Spoken entirely in the future tense, the monster’s final statement is, effectually, anything but final. Instead of offering readers a sense of resolution, his concluding speech details what he “shall” do and what “will” be, suspending the end of the novel in a state of uncertainty.

The victorious language with which the monster describes how he “shall ascend my funeral pile triumphantly, and exult in the agony” further enhances the uneasiness surrounding his departure. His “sad and solemn enthusiasm” defies any previous expectations of his defeated, hopeless position. Instead, his words evoke the image of early Christian martyrs, who, out of religious devotion, approached their deaths with a similarly “solemn enthusiasm.” Drawing such a comparison between the monster and persecuted religious figures, Mary Shelley leaves her readers to consider his ambiguous role as both a criminal and a victim.

Despite the violent images of “torturing flames” and “that conflagration,” the monster maintains an unexpected dignity through his calm certainty that “what I now feel be no longer felt….my spirit will sleep in peace.” The description of his own destruction with such a solemnly resigned tone in fact reflects the opposing tendencies of his character: at once a hideous, violent monster and a being capable of feeling compassion for his maker and “bitterest remorse” (189) for those horrendous deeds.

Shelley extends the religious symbolism by referencing the sacred cycle of life and death with the images of “light… [that] will fade away” and “ashes…swept into the sea by the wind.” By including himself in this process of natural decay, the monster makes a final, subtle appeal to his humanity.

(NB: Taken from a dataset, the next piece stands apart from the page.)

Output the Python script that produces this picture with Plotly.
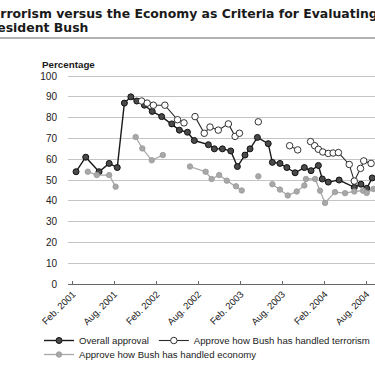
import plotly.graph_objects as go

# ---------------- data ----------------
overall_dates = ["2001-02-15", "2001-03-29", "2001-05-26", "2001-07-09", "2001-08-13",
                 "2001-09-13", "2001-10-11", "2001-11-06", "2001-12-09", "2002-01-12",
                 "2002-02-22", "2002-04-07", "2002-05-10", "2002-06-14", "2002-07-14",
                 "2002-09-13", "2002-10-09", "2002-11-13", "2002-12-19", "2003-01-17",
                 "2003-02-19", "2003-03-13", "2003-04-14", "2003-05-31", "2003-06-18",
                 "2003-07-21", "2003-08-20", "2003-09-25", "2003-11-04", "2003-12-03",
                 "2004-01-04", "2004-01-21", "2004-02-16", "2004-04-03", "2004-06-08",
                 "2004-07-07", "2004-08-01", "2004-08-25"]
overall_values = [54, 61, 54, 58, 56,
                  87, 90, 88, 86, 83,
                  80.5, 77, 74, 73, 69,
                  67, 65, 65, 64, 56.5,
                  62, 65, 70.5, 67.5, 58.5,
                  58, 56, 53.5, 56, 54.5,
                  57, 50.5, 49, 50, 46.5,
                  48, 46, 51]

terror_dates = ["2001-11-27", "2001-12-21", "2002-01-17", "2002-03-08", "2002-05-02",
                "2002-05-30", "2002-06-20",
                "2002-07-17", "2002-08-26", "2002-09-20", "2002-10-26", "2002-12-09",
                "2003-01-07", "2003-01-26", "2003-03-01",
                "2003-04-18", "2003-06-01",
                "2003-09-01", "2003-10-06", "2003-11-01",
                "2003-12-01", "2003-12-19", "2004-01-04", "2004-01-23", "2004-02-16",
                "2004-03-08", "2004-03-31", "2004-05-17", "2004-06-08", "2004-07-05",
                "2004-07-19", "2004-08-20"]
terror_values = [88, 87, 86, 86, 79,
                 77.5, None,
                 80.5, 72.5, 75.5, 74, 77,
                 71, 72.5, None,
                 78, None,
                 66.5, 64.5, None,
                 68.5, 66.5, 64.8, 63.5, 62.8,
                 63, 63.2, 57.5, 49.5, 55.6,
                 59.2, 58]

econ_dates = ["2001-04-07", "2001-05-16", "2001-07-09", "2001-08-06", "2001-09-20",
              "2001-11-01", "2001-11-30", "2002-01-10", "2002-02-27", "2002-05-01",
              "2002-06-25", "2002-09-01", "2002-09-27", "2002-10-30", "2002-12-02",
              "2003-01-11", "2003-02-05", "2003-03-10",
              "2003-04-18", "2003-05-20",
              "2003-06-18", "2003-07-21", "2003-08-24", "2003-10-02", "2003-11-04",
              "2003-11-11", "2003-12-21", "2004-01-11", "2004-02-02", "2004-03-16",
              "2004-04-29", "2004-06-08", "2004-07-16", "2004-08-01", "2004-08-30"]
econ_values = [54, 52.4, 52.4, 46.8, None,
               70.7, 65.2, 59.5, 62, None,
               56.5, 54, 50.5, 52.4, 49.7,
               47, 45, None,
               51.8, None,
               48, 45.4, 42.6, 44.5, 47.4,
               50.5, 50.5, 44.9, 39, 44.2,
               43.7, 44.5, 44.9, 43.8, 45.7]

tick_dates = ["2001-02-01", "2001-08-01", "2002-02-01", "2002-08-01",
              "2003-02-01", "2003-08-01", "2004-02-01", "2004-08-01"]
tick_labels = ["Feb. 2001", "Aug. 2001", "Feb. 2002", "Aug. 2002",
               "Feb. 2003", "Aug. 2003", "Feb. 2004", "Aug. 2004"]
y_ticks = [0, 10, 20, 30, 40, 50, 60, 70, 80, 90, 100]

series_names = ["Overall approval",
                "Approve how Bush has handled terrorism",
                "Approve how Bush has handled economy"]
title_lines = ["Terrorism versus the Economy as Criteria for Evaluating",
               "President Bush"]
y_title = "Percentage"

# ---------------- layout geometry ----------------
W, H = 375, 366
L, R, T, B = 68, 0, 74, 82
PW, PH = W - L - R, H - T - B


def px(x):
    return (x - L) / PW


def py(y):
    return (H - B - y) / PH


fig = go.Figure()
fig.add_trace(go.Scatter(
    x=overall_dates, y=overall_values, name=series_names[0], mode="lines+markers",
    line=dict(color="#1a1a1a", width=1.4),
    marker=dict(symbol="circle", size=6, color="#4a4a4a", line=dict(color="#111", width=1)),
    connectgaps=False, legend="legend"))
fig.add_trace(go.Scatter(
    x=terror_dates, y=terror_values, name=series_names[1], mode="lines+markers",
    line=dict(color="#2a2a2a", width=1.1),
    marker=dict(symbol="circle", size=6.5, color="white", line=dict(color="#333", width=1)),
    connectgaps=False, legend="legend"))
fig.add_trace(go.Scatter(
    x=econ_dates, y=econ_values, name=series_names[2], mode="lines+markers",
    line=dict(color="#a8a8a8", width=1.3),
    marker=dict(symbol="circle", size=5.5, color="#a8a8a8", line=dict(color="#999", width=0.8)),
    connectgaps=False, legend="legend2"))

legend_common = dict(orientation="h", xanchor="left", yanchor="top",
                     font=dict(size=9.6, color="#222"), bgcolor="rgba(0,0,0,0)",
                     traceorder="normal", itemwidth=30, tracegroupgap=0)

title_font = dict(family="DejaVu Sans, sans-serif", size=12.45, color="#1a1a1a", weight="bold")

fig.update_layout(
    width=W, height=H,
    margin=dict(l=L, r=R, t=T, b=B, autoexpand=False),
    paper_bgcolor="white", plot_bgcolor="white",
    font=dict(family="Liberation Sans, Arial, sans-serif", color="#222", size=10),
    showlegend=True,
    legend=dict(x=px(39), y=py(326), **legend_common),
    legend2=dict(x=px(39), y=py(340), **legend_common),
    xaxis=dict(
        type="date", range=["2001-01-11", "2004-09-06"],
        tickvals=tick_dates, ticktext=tick_labels, tickangle=-45,
        tickfont=dict(size=9.5, color="#222"),
        showgrid=False, zeroline=False,
        showline=True, linecolor="#666", linewidth=1.2,
        ticks="inside", ticklen=3, tickcolor="#666", tickwidth=1,
    ),
    yaxis=dict(
        range=[0, 101], tickvals=y_ticks,
        tickfont=dict(size=10, color="#222"),
        showgrid=True, gridcolor="#c4c4c4", gridwidth=1,
        zeroline=False, showline=False, ticks="", ticklabelstandoff=10,
    ),
    annotations=[
        dict(text=title_lines[0], xref="paper", yref="paper", x=px(-17), y=py(14),
             xanchor="left", yanchor="middle", align="left", showarrow=False,
             font=title_font),
        dict(text=title_lines[1], xref="paper", yref="paper", x=px(-20), y=py(27.5),
             xanchor="left", yanchor="middle", align="left", showarrow=False,
             font=title_font),
        dict(text=y_title, xref="paper", yref="paper", x=px(40), y=py(65),
             xanchor="left", yanchor="middle", showarrow=False,
             font=dict(size=9.8, color="#1a1a1a", weight="bold")),
    ],
    shapes=[
        dict(type="line", xref="paper", yref="paper", x0=px(0), x1=1, y0=py(38), y1=py(38),
             line=dict(color="#9a9a9a", width=1.5)),
    ],
)

fig.write_html("out.html",
               config={"displayModeBar": False},
               post_script="document.body.style.margin='0';document.body.style.overflow='hidden';")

Even with his resolute and firm “farewell,” the monster’s departure, “borne away by the waves…lost in darkness and distance,” retains an unresolved aspect, as “darkness and distance” are purposefully indefinite measures. The concluding effect for readers is an uneasy, and unanswered, reflection on the monster’s sacrificial death, professed humanity, and his possible continuation in that “darkness and distance.”